Analytical methods: Immunoassays, protein binding analyses, HPLC and HPLC-mass-spectrometry. A co-measurement of 25OHD3 (metabolite of cholecalciferol) and 25OHD2 (metabolite of ergocalciferol) is desirable, although ergocalciferol is not available from Austrian pharmacies, but may be purchased via the internet. 25OHD assays do not measure 1,25-dihydroxy vitamin D (calcitriol, Rocaltrol®, Bocatriol®), or a-calcidiol (Bondiol®, Doss®, Etalpha “Leo”®)

Résumé

The optimal 25OHD concentration for the bone and the ability to avoid a variety of diseases was defined by a consensus conference of experts to be 30–40 mg/l (75–100 nmol/l) [33, 121]

Recently another expert group (Institute of Medicine) recommended at least 20 ng/ml (50 nmol/l) 25OHD, but less than 50 mg/l (125 nmol/l) to avoid adverse effects [122].

Recommendations for monitoring a therapy and check for an optimal vitamin D substitution

Parameter

Frequency

Target

Bone resorption marker

Before, 3–6 months after start of antiresorptive therapy. Yearly controls to check compliance

Significantly lowered or near low limit of reference range

Bone formation marker

Basal and after 1, (if no response: 3–6), 12, 18 month of anabolic therapy

Significantly increased or near upper reference range

25OHD

At least once in winter during substitution

20–40 mg/l (50–100 nmol/l)

PTH

At least once in winter

Middle reference range

Synopsis

Remarkable features of biochemical markers of bone turnover and a proposal of their use are summarized in Table 6 as a shortcut.

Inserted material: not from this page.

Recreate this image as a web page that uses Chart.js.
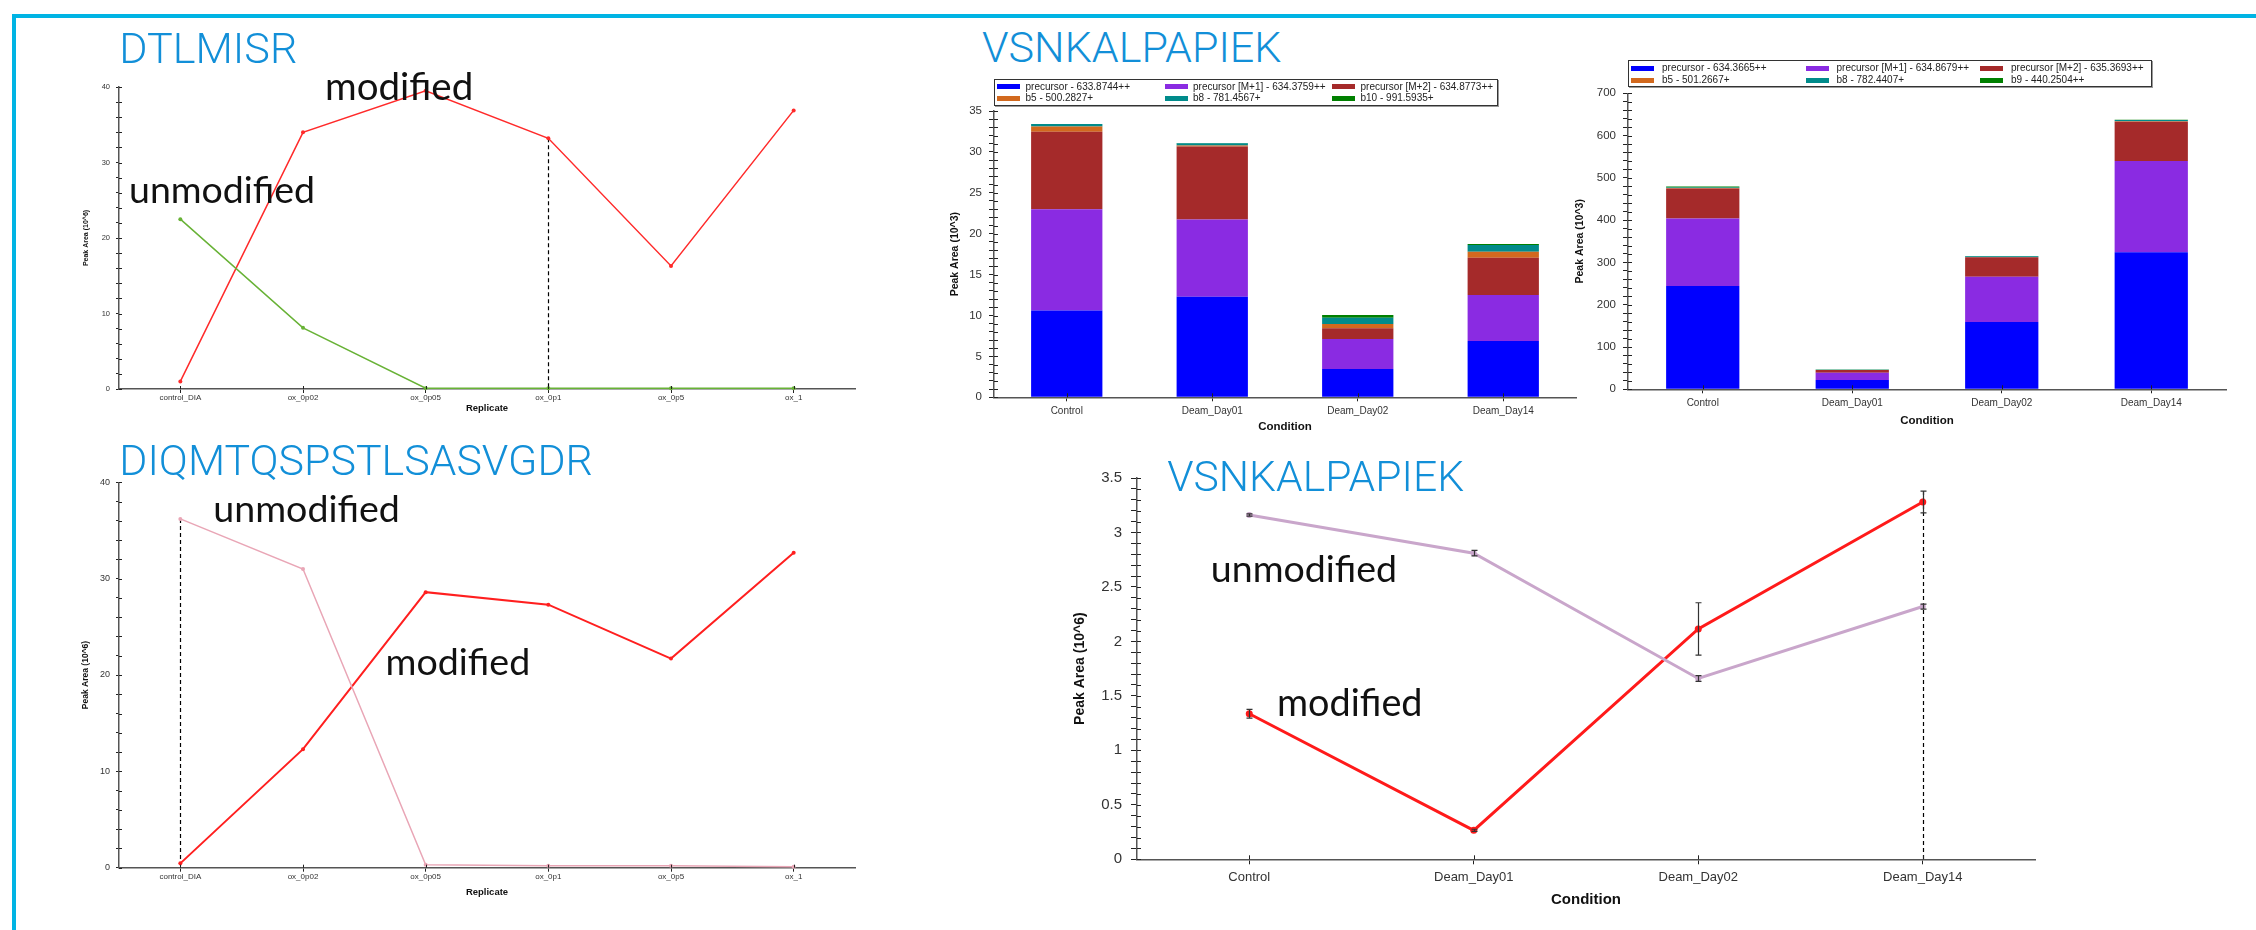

Table 6 Synopsis: Bone metabolism: what we have to consider

Conclusion

A detailed anamnesis in combination of an evaluation of individual risk factors e.g. by the FRAX® tool of WHO may raise suspicion of clinically relevant bone loss, which would be confirmed by clinical investigations, conventional X-ray and BMD measurements. Due to its strong impact on therapeutic measures, it is important to differentiate between primary and secondary osteoporosis which is achieved by a “basal laboratory” and by extended laboratory investigations, if necessary. 25OHD and bone turnover markers support the assessment of fracture risk and the markers enable the estimation of the bone turnover rate. An underlying disease must be treated appropriately and the therapeutic success must be proved by disease-specific parameters.

Bone treatment depends on fracture risk assessment and the severity of the impairment. Clearly, high-risk patients must be treated and monitored more efficiently compared to patients of low risk. Today a plurality of bone-specific medications exists with different mechanisms of action. The drugs are dosed daily or as a depot and operate in antiresorptive and/or anabolic fashion. Understandably, the therapy must be optimized to the patient’s individual responsiveness. Monitoring drug treatment of osteoporosis is an established application of bone turnover markers, because markers allow an early judgement of therapeutic success or failure within months compared to late decisions obtained from BMD reports. This has an important economical aspect. Taking a costly daily medication and detecting its failure about 1–2 years later by BMD examination will waste health budget, frustrate the patient, diminish his confidence in the prescribing physician and the compliance for a further therapy. Osteoporosis therapy monitoring by bone turnover markers in patients with high fracture risk most likely improve economic perspectives, not only by the enhanced efficacy in the early detection of a response, but also by the well-documented adherence of patients to the prescriptions and a better relationship with the physician. By a reasonable application of bone turnover markers in the monitoring of bone therapy, BMD will not lose relevance in the surveillance of bone disease, but its importance can be restricted to controls in larger time intervals, which may also help to save costs.